(Plotting code records)
-*-
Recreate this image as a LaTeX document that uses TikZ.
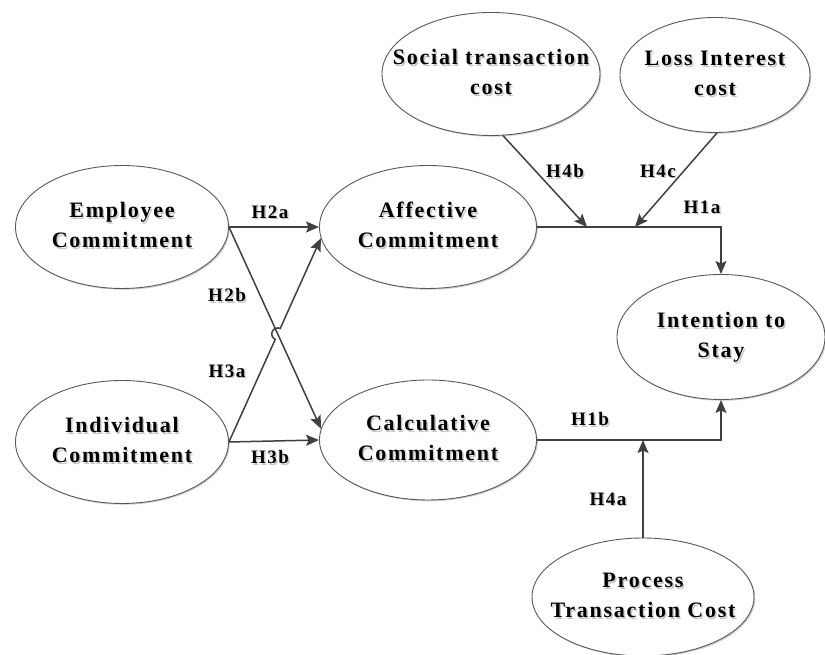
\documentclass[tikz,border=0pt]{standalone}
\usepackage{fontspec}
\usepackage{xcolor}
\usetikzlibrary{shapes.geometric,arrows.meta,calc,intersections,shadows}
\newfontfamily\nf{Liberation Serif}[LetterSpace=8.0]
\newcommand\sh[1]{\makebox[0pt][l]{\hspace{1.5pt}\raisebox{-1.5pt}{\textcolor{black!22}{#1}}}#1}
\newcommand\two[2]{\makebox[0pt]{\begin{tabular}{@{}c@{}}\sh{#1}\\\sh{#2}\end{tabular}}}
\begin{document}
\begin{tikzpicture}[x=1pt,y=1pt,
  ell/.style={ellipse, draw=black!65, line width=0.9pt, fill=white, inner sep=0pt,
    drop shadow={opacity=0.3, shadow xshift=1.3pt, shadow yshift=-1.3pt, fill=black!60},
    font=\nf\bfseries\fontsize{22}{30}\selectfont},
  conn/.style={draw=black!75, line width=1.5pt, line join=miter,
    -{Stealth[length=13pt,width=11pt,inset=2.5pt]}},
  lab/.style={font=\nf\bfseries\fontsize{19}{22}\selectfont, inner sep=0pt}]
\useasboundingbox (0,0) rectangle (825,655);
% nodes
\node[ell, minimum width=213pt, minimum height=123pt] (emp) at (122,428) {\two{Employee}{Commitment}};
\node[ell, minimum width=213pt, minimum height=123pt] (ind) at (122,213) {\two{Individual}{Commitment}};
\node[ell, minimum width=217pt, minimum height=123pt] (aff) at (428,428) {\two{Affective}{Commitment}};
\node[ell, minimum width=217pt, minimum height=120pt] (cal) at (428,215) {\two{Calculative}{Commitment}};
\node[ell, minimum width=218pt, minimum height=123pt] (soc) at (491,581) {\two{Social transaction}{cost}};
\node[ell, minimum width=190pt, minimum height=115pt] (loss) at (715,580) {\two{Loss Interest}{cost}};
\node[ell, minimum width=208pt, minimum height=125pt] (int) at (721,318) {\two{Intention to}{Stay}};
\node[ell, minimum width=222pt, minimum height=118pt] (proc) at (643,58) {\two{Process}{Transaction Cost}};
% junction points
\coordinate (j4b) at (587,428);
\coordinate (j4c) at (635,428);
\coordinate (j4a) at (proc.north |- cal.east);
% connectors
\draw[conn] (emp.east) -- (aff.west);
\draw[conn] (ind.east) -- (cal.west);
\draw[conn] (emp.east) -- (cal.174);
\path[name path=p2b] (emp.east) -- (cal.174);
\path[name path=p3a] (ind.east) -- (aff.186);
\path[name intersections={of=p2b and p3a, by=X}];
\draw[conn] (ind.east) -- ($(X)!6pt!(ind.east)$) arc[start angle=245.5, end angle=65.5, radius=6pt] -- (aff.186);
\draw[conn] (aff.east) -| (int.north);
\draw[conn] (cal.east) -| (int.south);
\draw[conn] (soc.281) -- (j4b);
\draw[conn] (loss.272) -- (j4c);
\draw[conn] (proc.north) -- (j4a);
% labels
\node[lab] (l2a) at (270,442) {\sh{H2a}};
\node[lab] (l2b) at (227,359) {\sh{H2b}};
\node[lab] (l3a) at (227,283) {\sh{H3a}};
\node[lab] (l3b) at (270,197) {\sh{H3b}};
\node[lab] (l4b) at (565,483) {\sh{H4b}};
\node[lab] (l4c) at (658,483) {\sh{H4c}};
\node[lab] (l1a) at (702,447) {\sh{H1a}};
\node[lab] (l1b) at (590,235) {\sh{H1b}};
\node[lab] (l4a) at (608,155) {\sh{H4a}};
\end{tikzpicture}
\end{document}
-*-
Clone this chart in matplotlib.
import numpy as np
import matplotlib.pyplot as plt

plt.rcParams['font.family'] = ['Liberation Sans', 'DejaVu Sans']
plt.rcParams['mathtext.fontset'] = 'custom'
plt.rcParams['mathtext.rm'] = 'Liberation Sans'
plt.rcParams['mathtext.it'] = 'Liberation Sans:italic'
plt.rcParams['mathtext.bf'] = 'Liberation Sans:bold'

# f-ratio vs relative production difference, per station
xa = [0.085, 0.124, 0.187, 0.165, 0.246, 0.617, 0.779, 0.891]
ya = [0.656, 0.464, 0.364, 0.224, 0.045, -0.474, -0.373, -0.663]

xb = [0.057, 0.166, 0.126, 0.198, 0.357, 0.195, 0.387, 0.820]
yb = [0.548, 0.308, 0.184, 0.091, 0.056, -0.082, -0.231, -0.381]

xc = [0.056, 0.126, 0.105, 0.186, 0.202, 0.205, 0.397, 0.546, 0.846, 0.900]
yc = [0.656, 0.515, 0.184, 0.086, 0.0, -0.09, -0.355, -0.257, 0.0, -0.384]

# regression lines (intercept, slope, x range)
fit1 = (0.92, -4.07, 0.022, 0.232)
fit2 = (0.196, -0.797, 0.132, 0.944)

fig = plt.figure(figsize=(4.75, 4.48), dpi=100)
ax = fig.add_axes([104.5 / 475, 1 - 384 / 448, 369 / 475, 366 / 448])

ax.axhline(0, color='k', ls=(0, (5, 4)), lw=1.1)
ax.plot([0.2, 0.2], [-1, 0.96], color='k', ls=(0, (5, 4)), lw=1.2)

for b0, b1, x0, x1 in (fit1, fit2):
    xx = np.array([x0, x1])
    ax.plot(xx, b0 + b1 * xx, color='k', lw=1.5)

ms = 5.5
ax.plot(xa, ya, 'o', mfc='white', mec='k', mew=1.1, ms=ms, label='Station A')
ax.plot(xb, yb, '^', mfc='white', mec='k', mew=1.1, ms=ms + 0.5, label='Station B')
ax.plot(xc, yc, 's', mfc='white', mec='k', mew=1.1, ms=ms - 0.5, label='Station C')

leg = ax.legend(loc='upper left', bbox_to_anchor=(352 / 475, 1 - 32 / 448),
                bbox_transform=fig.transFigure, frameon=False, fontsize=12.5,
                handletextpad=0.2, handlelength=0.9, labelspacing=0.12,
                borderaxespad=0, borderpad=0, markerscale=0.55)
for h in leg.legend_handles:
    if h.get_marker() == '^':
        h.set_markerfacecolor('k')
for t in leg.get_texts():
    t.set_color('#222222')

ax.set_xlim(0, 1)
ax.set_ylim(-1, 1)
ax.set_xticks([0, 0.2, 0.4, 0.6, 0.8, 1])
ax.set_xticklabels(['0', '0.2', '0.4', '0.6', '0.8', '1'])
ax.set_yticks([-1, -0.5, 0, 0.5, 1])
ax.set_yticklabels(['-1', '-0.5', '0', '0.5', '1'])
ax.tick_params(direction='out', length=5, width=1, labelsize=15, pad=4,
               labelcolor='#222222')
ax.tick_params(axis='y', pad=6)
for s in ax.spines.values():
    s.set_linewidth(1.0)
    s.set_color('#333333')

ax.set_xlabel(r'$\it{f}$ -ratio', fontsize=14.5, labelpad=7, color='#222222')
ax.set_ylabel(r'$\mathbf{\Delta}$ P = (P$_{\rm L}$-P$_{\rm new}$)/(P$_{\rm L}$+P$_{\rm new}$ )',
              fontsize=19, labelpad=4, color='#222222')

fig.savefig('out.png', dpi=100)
-*-
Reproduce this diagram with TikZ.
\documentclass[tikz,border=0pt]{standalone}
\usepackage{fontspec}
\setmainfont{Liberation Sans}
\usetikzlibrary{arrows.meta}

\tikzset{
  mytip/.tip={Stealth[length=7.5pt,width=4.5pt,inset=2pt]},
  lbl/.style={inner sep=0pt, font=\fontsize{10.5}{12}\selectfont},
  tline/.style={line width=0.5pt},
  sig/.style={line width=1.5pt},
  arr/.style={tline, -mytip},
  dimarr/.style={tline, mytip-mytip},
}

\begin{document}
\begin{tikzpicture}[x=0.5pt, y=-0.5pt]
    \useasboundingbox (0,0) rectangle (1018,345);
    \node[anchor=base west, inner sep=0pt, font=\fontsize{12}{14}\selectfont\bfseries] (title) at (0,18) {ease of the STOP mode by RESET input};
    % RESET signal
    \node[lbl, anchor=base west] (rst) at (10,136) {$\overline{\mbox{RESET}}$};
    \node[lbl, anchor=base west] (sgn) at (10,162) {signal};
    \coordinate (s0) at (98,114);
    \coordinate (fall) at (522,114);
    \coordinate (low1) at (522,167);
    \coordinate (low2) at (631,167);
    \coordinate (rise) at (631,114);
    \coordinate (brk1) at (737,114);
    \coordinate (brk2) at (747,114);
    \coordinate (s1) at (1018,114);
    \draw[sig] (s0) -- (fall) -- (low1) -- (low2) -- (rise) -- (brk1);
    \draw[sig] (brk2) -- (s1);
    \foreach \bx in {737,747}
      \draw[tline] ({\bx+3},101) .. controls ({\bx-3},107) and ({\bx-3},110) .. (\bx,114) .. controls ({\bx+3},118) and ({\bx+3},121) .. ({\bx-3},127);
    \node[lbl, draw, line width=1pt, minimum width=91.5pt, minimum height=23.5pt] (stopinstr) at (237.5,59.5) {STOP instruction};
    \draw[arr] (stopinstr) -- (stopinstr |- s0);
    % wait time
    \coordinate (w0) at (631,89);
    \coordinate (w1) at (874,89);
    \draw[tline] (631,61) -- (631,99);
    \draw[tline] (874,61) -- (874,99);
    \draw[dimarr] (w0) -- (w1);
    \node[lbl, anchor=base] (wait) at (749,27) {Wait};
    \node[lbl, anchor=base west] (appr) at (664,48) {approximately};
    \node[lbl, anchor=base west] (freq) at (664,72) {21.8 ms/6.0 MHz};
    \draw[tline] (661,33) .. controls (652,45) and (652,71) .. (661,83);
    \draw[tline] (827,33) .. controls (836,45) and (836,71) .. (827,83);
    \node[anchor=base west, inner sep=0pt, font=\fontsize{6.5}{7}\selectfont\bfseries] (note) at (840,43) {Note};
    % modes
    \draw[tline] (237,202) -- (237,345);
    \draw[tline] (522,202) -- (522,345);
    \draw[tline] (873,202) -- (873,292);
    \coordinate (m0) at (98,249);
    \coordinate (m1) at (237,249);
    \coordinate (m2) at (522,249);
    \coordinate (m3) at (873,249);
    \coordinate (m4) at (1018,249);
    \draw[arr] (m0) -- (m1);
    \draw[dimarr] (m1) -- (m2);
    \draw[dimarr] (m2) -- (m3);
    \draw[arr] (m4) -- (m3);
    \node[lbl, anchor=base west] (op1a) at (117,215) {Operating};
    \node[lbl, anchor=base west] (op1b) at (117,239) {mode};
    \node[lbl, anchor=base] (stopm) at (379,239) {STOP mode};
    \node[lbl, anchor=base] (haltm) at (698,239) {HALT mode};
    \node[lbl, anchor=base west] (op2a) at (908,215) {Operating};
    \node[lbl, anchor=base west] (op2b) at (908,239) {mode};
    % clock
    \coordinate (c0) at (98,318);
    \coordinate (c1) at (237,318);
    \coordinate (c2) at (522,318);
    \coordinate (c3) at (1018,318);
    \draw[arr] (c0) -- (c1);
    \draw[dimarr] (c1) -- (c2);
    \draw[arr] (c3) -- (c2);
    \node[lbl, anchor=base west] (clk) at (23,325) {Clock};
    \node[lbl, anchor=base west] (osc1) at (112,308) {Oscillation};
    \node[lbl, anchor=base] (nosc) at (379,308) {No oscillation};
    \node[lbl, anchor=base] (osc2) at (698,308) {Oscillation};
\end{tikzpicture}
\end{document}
-*-
Exercise details »
Reproduce exactly the lines from the one containing "Clone this chart in matplotlib." through the one containing "import matplotlib.pyplot as plt", inclusive, and nothing else.

Solution »
Clone this chart in matplotlib.
import numpy as np
import matplotlib.pyplot as plt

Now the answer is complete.